> Recorded data:
start

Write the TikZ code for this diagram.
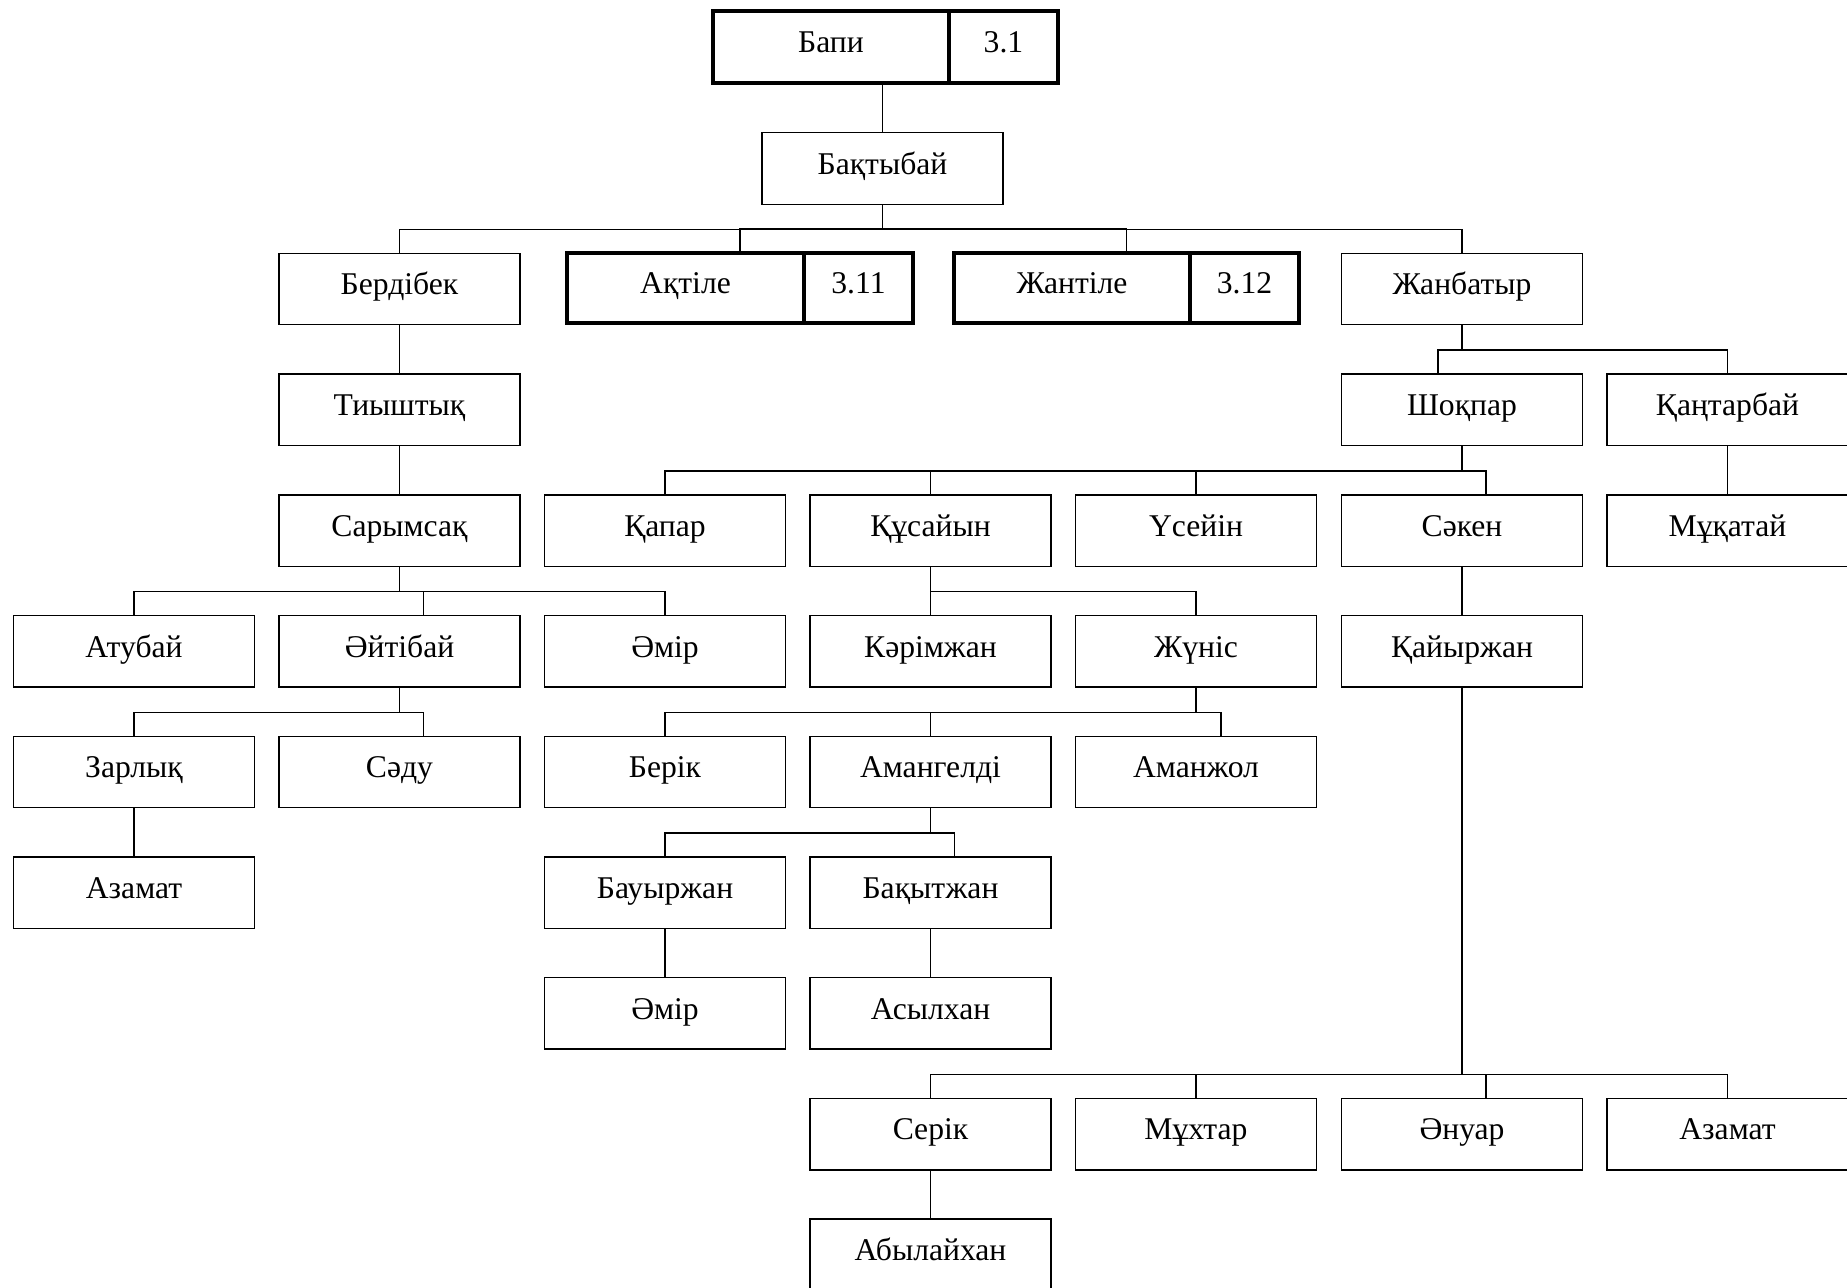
\documentclass[tikz,border=0pt]{standalone}
\usepackage{fontspec}
\setmainfont{Liberation Serif}
\usetikzlibrary{positioning,calc}
\tikzset{
  person/.style={draw,line width=.42pt,rectangle,minimum width=2.41cm,minimum height=.715cm,
    inner sep=0pt,outer sep=0pt,font=\fontsize{9}{10}\selectfont,text height=6.5pt,text depth=3.2pt},
  branch/.style={person,line width=1.15pt,minimum height=.70cm},
  branchno/.style={branch,minimum width=1.09cm},
  link/.style={line width=.42pt}
}
\begin{document}
\begin{tikzpicture}[x=1cm,y=1cm]
\useasboundingbox (0,0) rectangle (18.47,-12.88);

% top of the tree
\node[branch,minimum width=2.36cm,minimum height=.72cm] (bapi) at (8.31,-0.47) {Бапи};
\node[branchno,minimum height=.72cm,right=0pt of bapi] (bapino) {3.1};
\node[person] (baktybai) at (8.825,-1.685) {Бақтыбай};

\node[person] (berdibek) at (3.995,-2.89) {Бердібек};
\node[branch,minimum width=2.37cm] (aktile) at (6.855,-2.88) {Ақтіле};
\node[branchno,right=0pt of aktile] (aktileno) {3.11};
\node[branch,minimum width=2.36cm] (zhantile) at (10.72,-2.88) {Жантіле};
\node[branchno,right=0pt of zhantile] (zhantileno) {3.12};
\node[person] (zhanbatyr) at (14.62,-2.89) {Жанбатыр};

% Berdibek line
\node[person] (tiyshtyq) at (3.995,-4.099) {Тиыштық};
\node[person] (sarymsak) at (3.995,-5.306) {Сарымсақ};
\node[person] (atubai) at (1.34,-6.513) {Атубай};
\node[person] (oitibai) at (3.995,-6.513) {Әйтібай};
\node[person] (omir) at (6.65,-6.513) {Әмір};
\node[person] (zarlyk) at (1.34,-7.72) {Зарлық};
\node[person] (sadu) at (3.995,-7.72) {Сәду};
\node[person] (azamat) at (1.34,-8.927) {Азамат};

% Zhanbatyr line
\node[person] (shokpar) at (14.62,-4.099) {Шоқпар};
\node[person] (qantarbai) at (17.275,-4.099) {Қаңтарбай};
\node[person] (qapar) at (6.65,-5.306) {Қапар};
\node[person] (qusaiyn) at (9.305,-5.306) {Құсайын};
\node[person] (usein) at (11.96,-5.306) {Үсейін};
\node[person] (saken) at (14.62,-5.306) {Сәкен};
\node[person] (mukatai) at (17.275,-5.306) {Мұқатай};
\node[person] (karimzhan) at (9.305,-6.513) {Кәрімжан};
\node[person] (zhunis) at (11.96,-6.513) {Жүніс};
\node[person] (kaiyrzhan) at (14.62,-6.513) {Қайыржан};
\node[person] (berik) at (6.65,-7.72) {Берік};
\node[person] (amangeldi) at (9.305,-7.72) {Амангелді};
\node[person] (amanzhol) at (11.96,-7.72) {Аманжол};
\node[person] (bauyrzhan) at (6.65,-8.927) {Бауыржан};
\node[person] (bakytzhan) at (9.305,-8.927) {Бақытжан};
\node[person] (omirb) at (6.65,-10.134) {Әмір};
\node[person] (asylkhan) at (9.305,-10.134) {Асылхан};
\node[person] (serik) at (9.305,-11.341) {Серік};
\node[person] (mukhtar) at (11.96,-11.341) {Мұхтар};
\node[person] (anuar) at (14.62,-11.341) {Әнуар};
\node[person] (azamatb) at (17.275,-11.341) {Азамат};
\node[person] (abylaikhan) at (9.305,-12.548) {Абылайхан};

% connectors, drawn from child up to parent
\draw[link] (baktybai.north) -- (baktybai.north |- bapi.south);
\draw[link] (berdibek.north) -- ++(0,.24) -| (baktybai.south);
\draw[link] ($(aktile.north west)!.5!(aktileno.north east)$) -- ++(0,.24) -| (baktybai.south);
\draw[link] ($(zhantile.north west)!.5!(zhantileno.north east)$) -- ++(0,.24) -| (baktybai.south);
\draw[link] (zhanbatyr.north) -- ++(0,.24) -| (baktybai.south);

\draw[link] (tiyshtyq.north) -- (berdibek.south);
\draw[link] (sarymsak.north) -- (tiyshtyq.south);
\draw[link] (atubai.north) -- ++(0,.24) -| (sarymsak.south);
\draw[link] ([xshift=2.4mm]oitibai.north) -- ++(0,.24) -| (sarymsak.south);
\draw[link] (omir.north) -- ++(0,.24) -| (sarymsak.south);
\draw[link] (zarlyk.north) -- ++(0,.24) -| (oitibai.south);
\draw[link] ([xshift=2.4mm]sadu.north) -- ++(0,.24) -| (oitibai.south);
\draw[link] (azamat.north) -- (zarlyk.south);

\draw[link] ([xshift=-2.4mm]shokpar.north) -- ++(0,.24) -| (zhanbatyr.south);
\draw[link] (qantarbai.north) -- ++(0,.24) -| (zhanbatyr.south);
\draw[link] (mukatai.north) -- (qantarbai.south);
\draw[link] (qapar.north) -- ++(0,.24) -| (shokpar.south);
\draw[link] (qusaiyn.north) -- ++(0,.24) -| (shokpar.south);
\draw[link] (usein.north) -- ++(0,.24) -| (shokpar.south);
\draw[link] ([xshift=2.4mm]saken.north) -- ++(0,.24) -| (shokpar.south);
\draw[link] (karimzhan.north) -- ++(0,.24) -| (qusaiyn.south);
\draw[link] (zhunis.north) -- ++(0,.24) -| (qusaiyn.south);
\draw[link] (kaiyrzhan.north) -- (saken.south);
\draw[link] (berik.north) -- ++(0,.24) -| (zhunis.south);
\draw[link] (amangeldi.north) -- ++(0,.24) -| (zhunis.south);
\draw[link] ([xshift=2.5mm]amanzhol.north) -- ++(0,.24) -| (zhunis.south);
\draw[link] (bauyrzhan.north) -- ++(0,.24) -| (amangeldi.south);
\draw[link] ([xshift=2.4mm]bakytzhan.north) -- ++(0,.24) -| (amangeldi.south);
\draw[link] (omirb.north) -- (bauyrzhan.south);
\draw[link] (asylkhan.north) -- (bakytzhan.south);
\draw[link] (serik.north) -- ++(0,.24) -| (kaiyrzhan.south);
\draw[link] (mukhtar.north) -- ++(0,.24) -| (kaiyrzhan.south);
\draw[link] ([xshift=2.4mm]anuar.north) -- ++(0,.24) -| (kaiyrzhan.south);
\draw[link] (azamatb.north) -- ++(0,.24) -| (kaiyrzhan.south);
\draw[link] (abylaikhan.north) -- (serik.south);
\end{tikzpicture}
\end{document}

end

> Stated problem:
Starting at the top of the listing above, please restate word for word each line up to and including the one that holds "(baktybai) at (8.825,-1.685)", omitting every image.

> Expected answer:
Write the TikZ code for this diagram.
\documentclass[tikz,border=0pt]{standalone}
\usepackage{fontspec}
\setmainfont{Liberation Serif}
\usetikzlibrary{positioning,calc}
\tikzset{
  person/.style={draw,line width=.42pt,rectangle,minimum width=2.41cm,minimum height=.715cm,
    inner sep=0pt,outer sep=0pt,font=\fontsize{9}{10}\selectfont,text height=6.5pt,text depth=3.2pt},
  branch/.style={person,line width=1.15pt,minimum height=.70cm},
  branchno/.style={branch,minimum width=1.09cm},
  link/.style={line width=.42pt}
}
\begin{document}
\begin{tikzpicture}[x=1cm,y=1cm]
\useasboundingbox (0,0) rectangle (18.47,-12.88);

% top of the tree
\node[branch,minimum width=2.36cm,minimum height=.72cm] (bapi) at (8.31,-0.47) {Бапи};
\node[branchno,minimum height=.72cm,right=0pt of bapi] (bapino) {3.1};
\node[person] (baktybai) at (8.825,-1.685) {Бақтыбай};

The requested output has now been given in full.